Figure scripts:
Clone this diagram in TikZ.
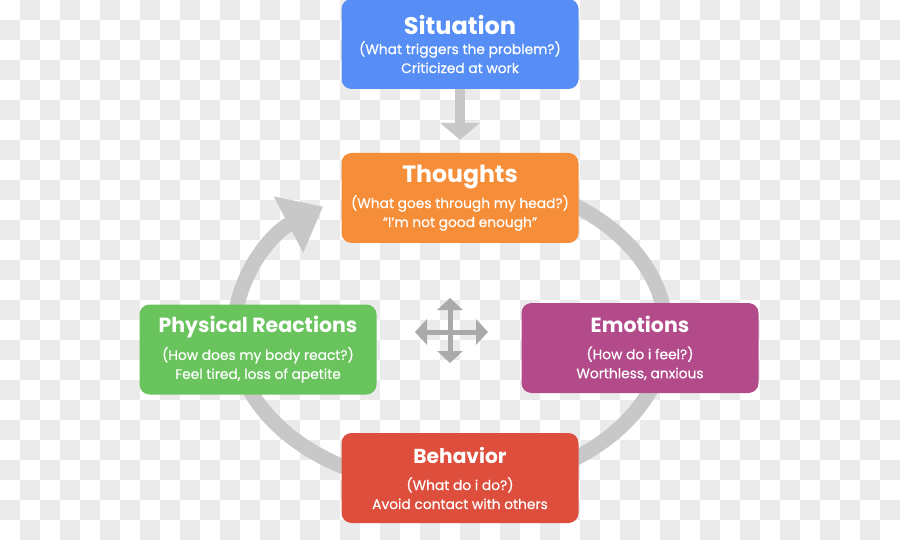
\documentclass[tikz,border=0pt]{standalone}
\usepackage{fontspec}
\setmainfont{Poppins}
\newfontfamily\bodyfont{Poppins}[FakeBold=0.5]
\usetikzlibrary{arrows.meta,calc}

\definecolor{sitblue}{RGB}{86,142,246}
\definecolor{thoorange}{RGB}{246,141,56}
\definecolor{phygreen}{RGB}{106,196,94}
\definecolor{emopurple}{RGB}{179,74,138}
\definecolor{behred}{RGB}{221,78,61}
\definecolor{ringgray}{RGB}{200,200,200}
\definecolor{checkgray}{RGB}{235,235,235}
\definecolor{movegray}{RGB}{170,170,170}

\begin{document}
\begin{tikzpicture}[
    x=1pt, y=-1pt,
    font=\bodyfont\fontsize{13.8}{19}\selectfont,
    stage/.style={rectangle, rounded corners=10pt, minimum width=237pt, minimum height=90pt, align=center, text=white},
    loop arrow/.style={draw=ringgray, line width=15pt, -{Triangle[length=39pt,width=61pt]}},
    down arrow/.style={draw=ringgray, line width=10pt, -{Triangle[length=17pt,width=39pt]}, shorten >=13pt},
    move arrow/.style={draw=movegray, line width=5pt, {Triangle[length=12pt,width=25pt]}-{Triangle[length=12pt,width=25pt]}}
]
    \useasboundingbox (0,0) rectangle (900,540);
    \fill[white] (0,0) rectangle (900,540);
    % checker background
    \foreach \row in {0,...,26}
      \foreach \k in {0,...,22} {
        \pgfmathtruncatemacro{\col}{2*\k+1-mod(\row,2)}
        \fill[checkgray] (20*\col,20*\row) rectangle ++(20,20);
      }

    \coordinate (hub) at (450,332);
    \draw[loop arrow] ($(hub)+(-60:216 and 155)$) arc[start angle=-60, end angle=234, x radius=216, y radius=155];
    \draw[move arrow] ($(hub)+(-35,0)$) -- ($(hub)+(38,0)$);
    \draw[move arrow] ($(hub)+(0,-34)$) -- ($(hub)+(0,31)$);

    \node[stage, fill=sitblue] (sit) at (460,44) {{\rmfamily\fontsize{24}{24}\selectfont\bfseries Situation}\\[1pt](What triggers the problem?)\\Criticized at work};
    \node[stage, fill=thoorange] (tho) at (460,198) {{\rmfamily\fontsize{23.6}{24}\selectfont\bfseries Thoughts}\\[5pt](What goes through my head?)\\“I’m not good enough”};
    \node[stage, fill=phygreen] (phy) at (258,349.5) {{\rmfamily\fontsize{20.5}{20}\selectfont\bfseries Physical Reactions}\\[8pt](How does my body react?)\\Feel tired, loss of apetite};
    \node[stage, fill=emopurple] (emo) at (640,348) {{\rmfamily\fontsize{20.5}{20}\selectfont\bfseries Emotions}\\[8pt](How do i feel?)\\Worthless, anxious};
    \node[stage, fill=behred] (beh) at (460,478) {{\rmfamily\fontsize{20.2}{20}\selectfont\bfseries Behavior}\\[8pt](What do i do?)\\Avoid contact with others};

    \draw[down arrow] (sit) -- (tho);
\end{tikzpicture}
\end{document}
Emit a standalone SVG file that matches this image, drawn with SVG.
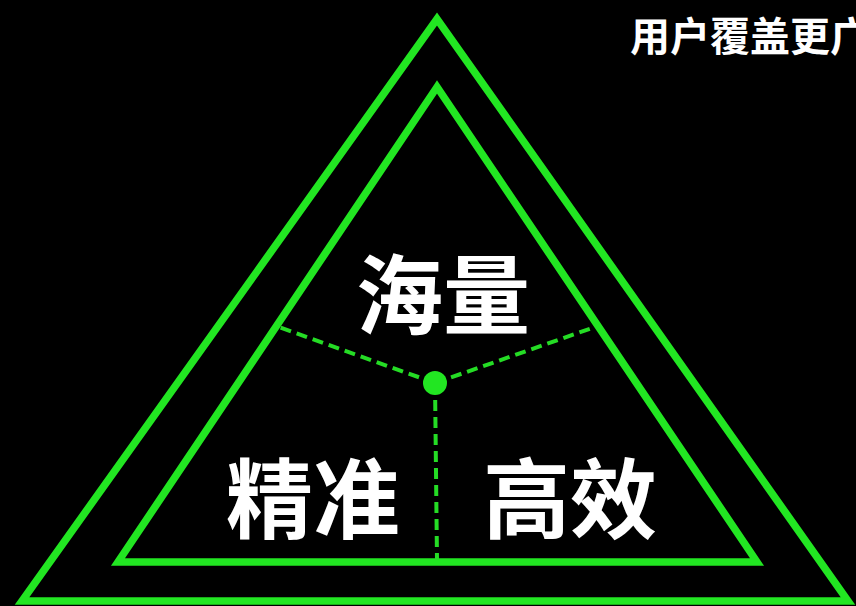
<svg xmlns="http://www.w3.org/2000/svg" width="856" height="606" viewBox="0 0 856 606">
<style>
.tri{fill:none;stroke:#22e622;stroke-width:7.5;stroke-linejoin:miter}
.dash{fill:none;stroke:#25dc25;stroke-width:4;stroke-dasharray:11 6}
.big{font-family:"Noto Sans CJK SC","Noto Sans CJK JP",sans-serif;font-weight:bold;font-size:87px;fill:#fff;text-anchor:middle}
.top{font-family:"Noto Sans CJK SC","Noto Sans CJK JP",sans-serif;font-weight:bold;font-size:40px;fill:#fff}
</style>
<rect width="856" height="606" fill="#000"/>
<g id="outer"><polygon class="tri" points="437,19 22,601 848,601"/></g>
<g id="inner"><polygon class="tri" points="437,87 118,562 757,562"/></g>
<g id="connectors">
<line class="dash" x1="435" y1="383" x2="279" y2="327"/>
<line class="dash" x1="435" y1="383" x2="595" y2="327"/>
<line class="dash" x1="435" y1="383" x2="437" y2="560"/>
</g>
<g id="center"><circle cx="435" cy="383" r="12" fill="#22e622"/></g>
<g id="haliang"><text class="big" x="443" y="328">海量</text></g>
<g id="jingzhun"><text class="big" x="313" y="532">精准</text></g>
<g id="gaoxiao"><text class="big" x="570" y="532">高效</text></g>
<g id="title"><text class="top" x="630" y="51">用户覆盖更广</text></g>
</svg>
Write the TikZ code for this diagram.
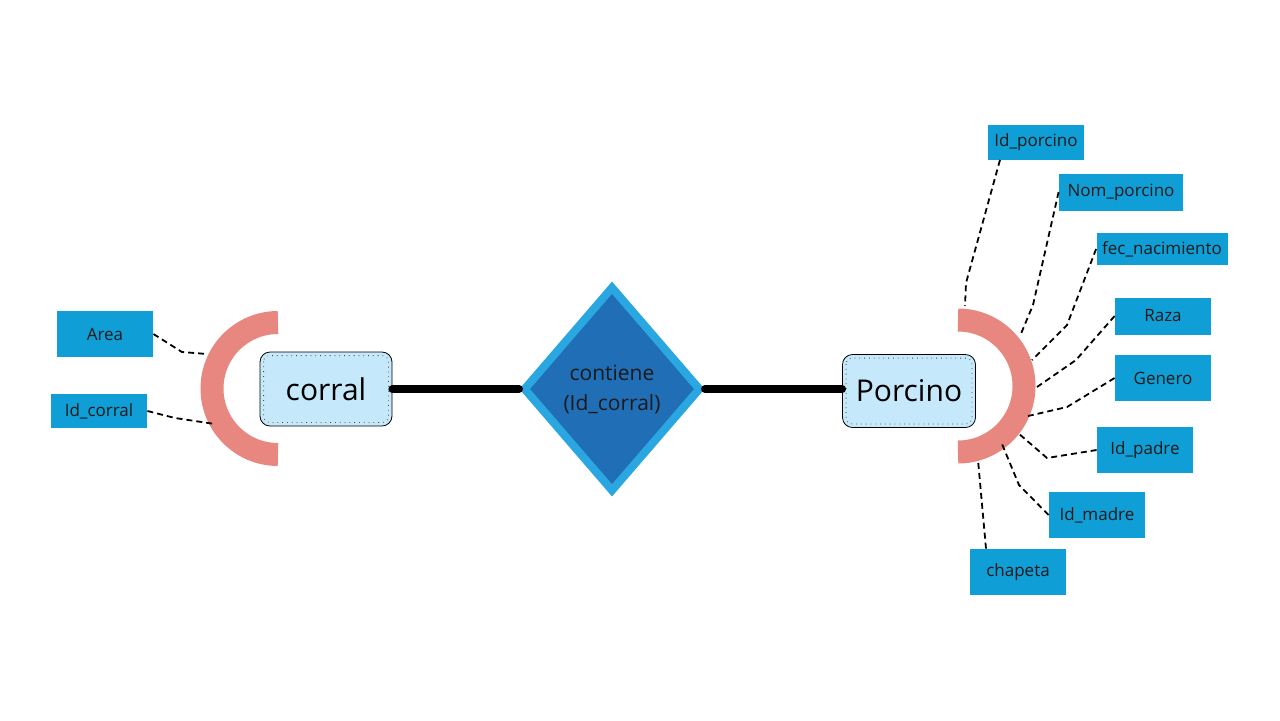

TO BE DONE -
Using the records above, pull out each line where the word "with" occurs.

REPLY -
    \node[stage, fill=behred] (beh) at (460,478) {{\rmfamily\fontsize{20.2}{20}\selectfont\bfseries Behavior}\\[8pt](What do i do?)\\Avoid contact with others};
Emit a standalone SVG file that matches this image, drawn with SVG.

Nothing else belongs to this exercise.